The best adventure games have an engaging story and interesting puzzles. Tesla Effect doesn’t have either.

Like a lot of games birthed through Kickstarter, Tesla Effect: A Tex Murphy Adventure is probably more enjoyable if you’ve played and enjoyed the previous games in the series. How much more? Having not played any of those games, I don’t really know. I’m pretty agnostic about how much familiarity might help, though. The best adventure games have an engaging story (whether that’s because it’s interesting, funny, or both) and interesting puzzles. But I’d also argue that decent adventure games can kind of get away with one or the other: a haphazard or boring story can be saved by engaging puzzles (like B-list Sierra games), or a boring or confounding set of puzzles can be offset by an engaging story (like B-list Lucasarts games). Tesla Effect doesn’t really have either.

The problem isn’t as simple as a dearth of creativity on display. Rather, a series of confounding choices were made. For example, during the first two or three chapters of the game the puzzles seem like more of an afterthought. You start the game as Tex, waking up with 7-year amnesia, and your initial goal is to figure out what happened the night before. You go talk to people, and these people all seem to have a history with Tex, but whether you’re excited to revisit beloved characters or not, the need to reintroduce these characters means that progress at this point is based around arbitrary in-game checkpoints that happen during conversations in order to advance. Alternatively, you need to wait until stores “open” in Tex’s neighborhood, and wouldn’t you know that a new one conveniently opens each time you reach a new checkpoint? Even the first actual object you need to proceed is found in a venue that is otherwise empty, but which Tex reminds us was a key location from a previous game in the series. Perhaps this location recalls hilarious memories for series fans. For me, it meant walking to the other end of the area, picking up the thing I needed, walking back to the place I started, and using it. It’s taxing, because it feels so scripted: “Remember Louie? Go talk to Louie!” Except, if you don’t remember Louie? Or Rook? It’s not that these conversations shouldn’t happen, or shouldn’t be loaded with easter eggs for longtime fans. I just don’t understand why they aren’t breaks from an interesting mystery to solve. This is the game mistaking fan service for, well, a game.
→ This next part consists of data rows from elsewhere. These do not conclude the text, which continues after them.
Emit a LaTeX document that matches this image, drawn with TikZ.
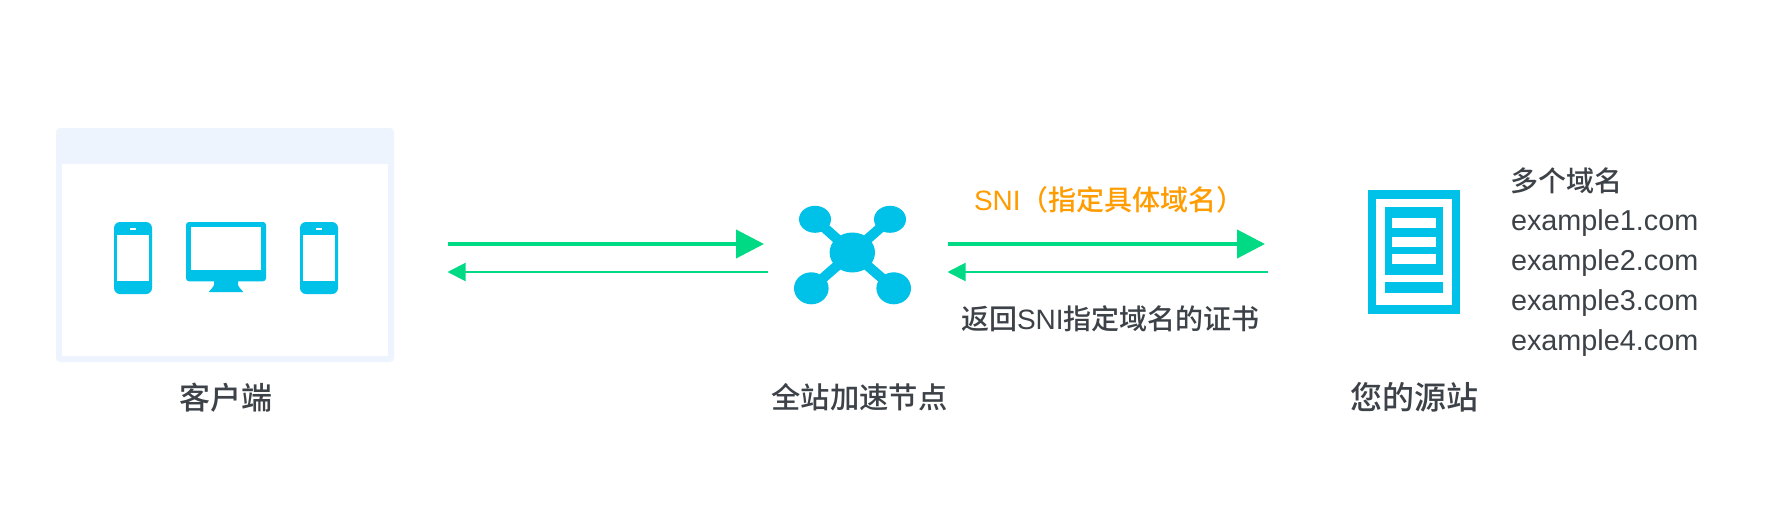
\documentclass[tikz,border=0pt]{standalone}
\usepackage{fontspec}
\setmainfont{Liberation Sans}
\newfontfamily\cjk{Noto Sans CJK SC Medium}
\usetikzlibrary{arrows.meta}
\definecolor{iconblue}{HTML}{00C1E8}
\definecolor{arrowgreen}{HTML}{00DA84}
\definecolor{panel}{HTML}{EEF4FD}
\definecolor{ink}{HTML}{3C4248}
\definecolor{sniorange}{HTML}{FF9C00}
\tikzset{
  x=1pt,y=-1pt,
  icon/.style={fill=iconblue,draw=none},
  hole/.style={fill=white,draw=none},
  bigarrow/.style={draw=arrowgreen,line width=4pt,-{Triangle[length=28pt,width=28pt,fill=arrowgreen]}},
  smallarrow/.style={draw=arrowgreen,line width=2pt,-{Triangle[length=18pt,width=18pt,fill=arrowgreen]}},
  lab/.style={inner sep=0pt,outer sep=0pt,text=ink,anchor=base},
  labl/.style={inner sep=0pt,outer sep=0pt,text=ink,anchor=base west},
}
\newcommand{\phoneicon}[1]{%
  \begin{scope}[xshift=#1pt]
    \fill[icon,rounded corners=6pt] (0,222) rectangle (38,294);
    \fill[hole] (3.3,235.3) rectangle (34.7,280.7);
    \fill[hole] (16,228) rectangle (22,230);
  \end{scope}}
\newcommand{\szA}{\fontsize{31}{31}\selectfont}
\newcommand{\szB}{\fontsize{28}{28}\selectfont}
\newcommand{\szC}{\fontsize{28.8}{28.8}\selectfont}
\begin{document}
\begin{tikzpicture}
\useasboundingbox[fill=white] (0,0) rectangle (1778,530);
% client window
\fill[panel,rounded corners=4pt] (56,128) rectangle (394,362);
\fill[hole] (62,164) rectangle (388,356);
\phoneicon{114}
\phoneicon{300}
\fill[icon,rounded corners=3pt] (186,222) rectangle (266,281.3);
\fill[hole] (191.3,227.3) rectangle (260.7,270);
\fill[icon] (214,280) -- (238,280) -- (238,285) .. controls (238.5,287) and (240,288) .. (243.3,292) -- (208.7,292) .. controls (212,288) and (213.5,287) .. (214,285) -- cycle;
% network icon
\coordinate (hub) at (852.3,252.5);
\coordinate (tl) at (815,219.3);
\coordinate (tr) at (890,219.3);
\coordinate (bl) at (811.3,288.3);
\coordinate (br) at (893.7,288.3);
\draw[iconblue,line width=10pt] (tl) -- (hub) (tr) -- (hub) (bl) -- (hub) (br) -- (hub);
\fill[icon] (hub) ellipse [x radius=22.7,y radius=20];
\fill[icon] (tl) ellipse [x radius=16,y radius=13.5];
\fill[icon] (tr) ellipse [x radius=16,y radius=13.5];
\fill[icon] (bl) ellipse [x radius=17.3,y radius=16];
\fill[icon] (br) ellipse [x radius=17.3,y radius=16];
% server icon
\fill[icon] (1368,190) rectangle (1460,314);
\fill[hole] (1376,199) rectangle (1451.7,305);
\fill[icon] (1384.7,207.3) rectangle (1443.3,275);
\fill[hole] (1392,218) rectangle (1436,228);
\fill[hole] (1392,237) rectangle (1436,247);
\fill[hole] (1392,254) rectangle (1436,264);
\fill[icon] (1384.7,282) rectangle (1443.3,293.3);
% connectors
\coordinate (a1s) at (448,244);
\coordinate (a1e) at (764,244);
\coordinate (a2s) at (768,272);
\coordinate (a2e) at (447.5,272);
\coordinate (b1s) at (948,244);
\coordinate (b1e) at (1265,244);
\coordinate (b2s) at (1268,272);
\coordinate (b2e) at (947.5,272);
\draw[bigarrow] (a1s) -- (a1e);
\draw[smallarrow] (a2s) -- (a2e);
\draw[bigarrow] (b1s) -- (b1e);
\draw[smallarrow] (b2s) -- (b2e);
% labels
\node[lab] (client) at (226,409) {\szA\cjk 客户端};
\node[lab] (accel) at (859.5,408) {\fontsize{29.3}{29.3}\selectfont\cjk 全站加速节点};
\node[lab] (origin) at (1414,409) {\fontsize{32}{32}\selectfont\cjk 您的源站};
\node[labl,text=sniorange] (sni) at (974,210) {\szB SNI{\cjk （指定具体域名）}};
\node[labl] (ret) at (961,329) {\szB{\cjk 返回}SNI{\cjk 指定域名的证书}};
\node[labl] (hdr) at (1510.5,191) {\szB\cjk 多个域名};
\node[labl] (e1) at (1511,230) {\szC example1.com};
\node[labl] (e2) at (1511,270) {\szC example2.com};
\node[labl] (e3) at (1511,310) {\szC example3.com};
\node[labl] (e4) at (1511,350) {\szC example4.com};
\end{tikzpicture}
\end{document}
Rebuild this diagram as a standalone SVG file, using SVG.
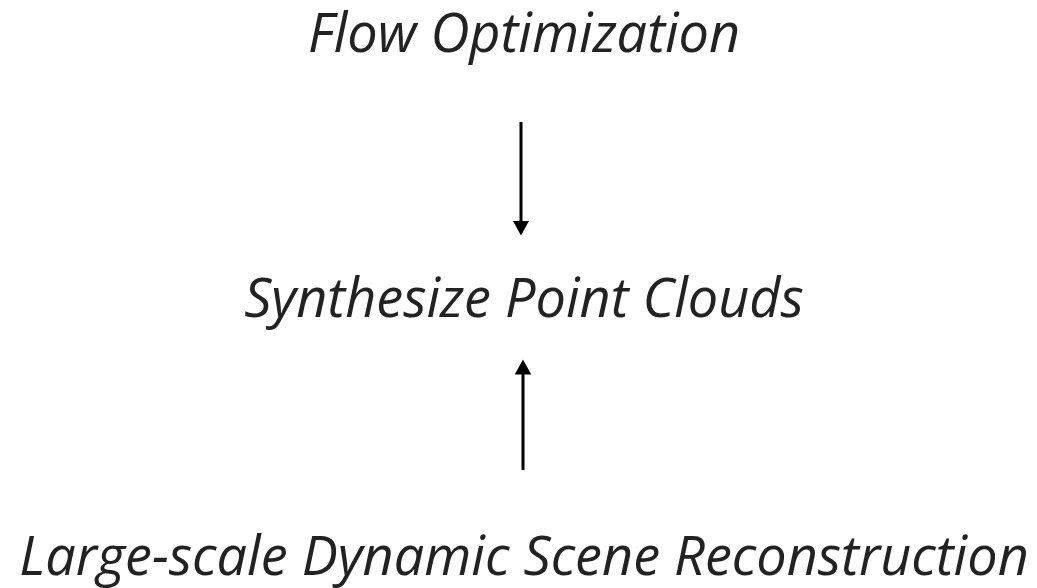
<svg xmlns="http://www.w3.org/2000/svg" width="1037" height="588" viewBox="0 0 1037 588">
<style>
.lbl{font-family:"Open Sans","Noto Sans",sans-serif;font-style:italic;font-size:54px;fill:#222;text-anchor:middle}
.edge{stroke:#000;stroke-width:3;fill:none}
</style>
<defs>
<marker id="ah" markerWidth="6" markerHeight="6" refX="0.5" refY="2.75" orient="auto" markerUnits="strokeWidth">
<path d="M0,0 L5,2.75 L0,5.5 Z" fill="#000"/>
</marker>
</defs>
<rect width="1037" height="588" fill="#fff"/>
<g id="connectors">
<line class="edge" x1="521" y1="122" x2="521" y2="222" marker-end="url(#ah)"/>
<line class="edge" x1="523" y1="470" x2="523" y2="373" marker-end="url(#ah)"/>
</g>
<g id="flow"><text class="lbl" x="524" y="52">Flow Optimization</text></g>
<g id="synth"><text class="lbl" x="524" y="317">Synthesize Point Clouds</text></g>
<g id="large"><text class="lbl" x="524" y="575">Large-scale Dynamic Scene Reconstruction</text></g>
</svg>
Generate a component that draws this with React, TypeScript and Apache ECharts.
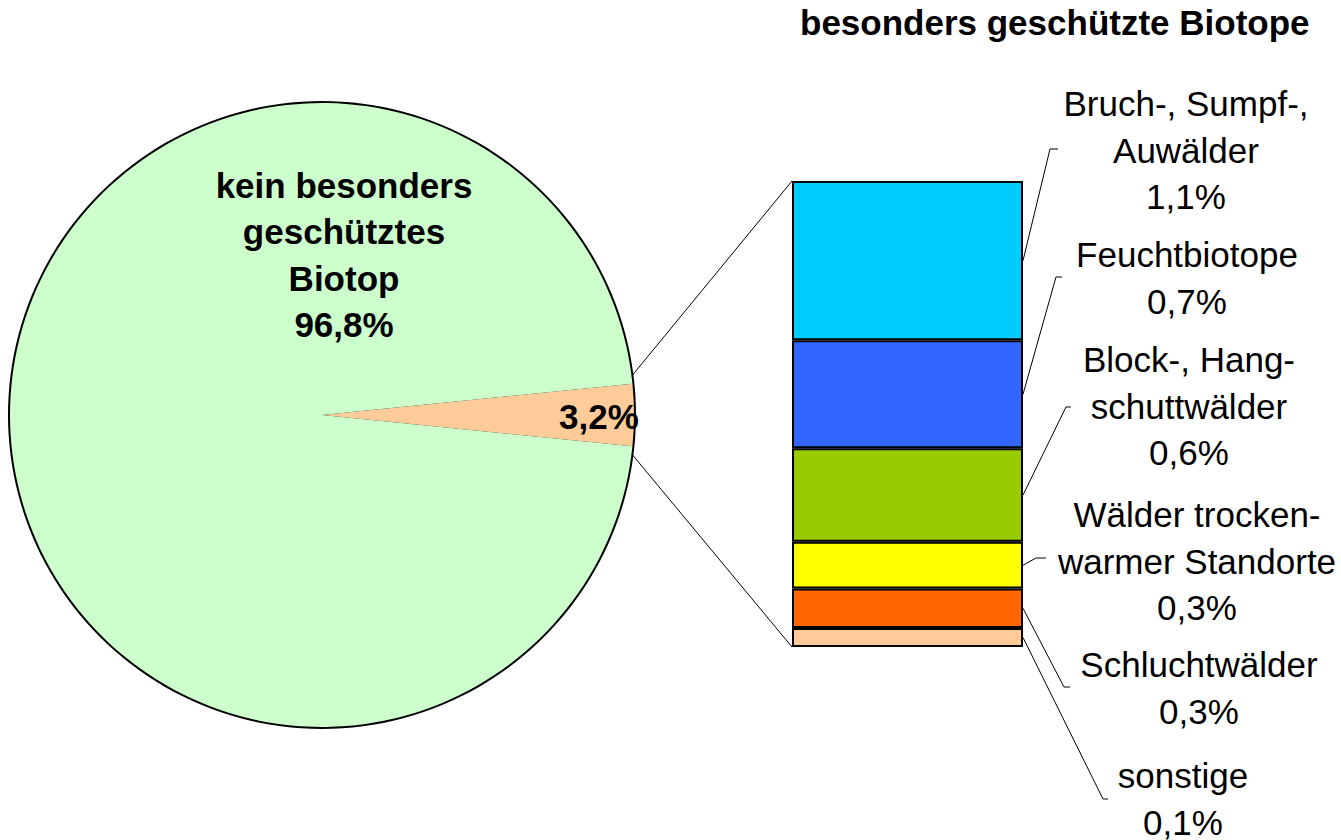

And that’s fine, to a point—this is a game for fans—but as an outsider it’s off-putting. I don’t know who the characters I’m stuck in dialogue trees with are, I don’t feel like I’m getting most of the jokes, and I don’t find that the occasional flashbacks to earlier games (prompted by examining random objects) are particularly enlightening. Characters from older games swoop in as shocking reveals; all the drama in the narrative arc of the story is based on reference points you already need to know prior to starting the game. Which of course isn’t a fault unique to this game, existing as we do in a world drowning in remakes, adaptations, sequels, and asset re-use. But the best things we build from the debris of all of the culture that already exists understand that the new things we’ve built still need to stand up on their own. It’s the difference between a song that samples another song because it makes sense and a song that samples another song to trigger a memory you already have.

The plot of Tesla Effect really only works in the sense that a) people familiar with the series will twig to shorthanded character reveals and b) explanations are eventually given for things that happened. At no point, however, do you feel like you’re sharing in a struggle, and at no point is the game funny enough to get away with having such a paint-by-numbers plot. And that’s because the jokes are all paint-by-numbers, except not in an awesome, campy way. I mean, spoiler, but if, when confronted by the two potential love interests this game offers you, you don’t know how “Ménage à Tex” is going to turn out the moment it’s a selectable option on screen, the humor in the game is probably just your speed. Predictable.

Part of the issue is the acting, which … it’s not horrible, but I’d say the conversations have a level of gusto that is slightly above Oblivion. The problem, largely, is that this saps everything of the necessary gravitas, whether that’s Tex’s sardonic joking, the bad guys’ zealous sincerity, or the game’s often juvenile and offensive humor. Consider: this is a game that doesn’t seem to see much of a difference between drag queens and a man who got a “sex change,” or at the very least seems to think that the two identities are funny in the exact same way. That’s offensive in and of itself, but when those jokes are actually made? The actors almost sound embarrassed to be making “woman with a penis” jokes. And they should be, because: fucking lame, even beyond the offense. But that’s the quality of the juvenile humor here: the game’s setting, New San Francisco, is a world populated by mutants, drag queens, femme fatales, a little person/computer whiz, mad scientists, Egyptian-lore fetishists, LARPers, and one white male detective just trying to make sense of it all. Which … maybe it’s not surprising that the only society Tex has ever heard of is the John Birch Society.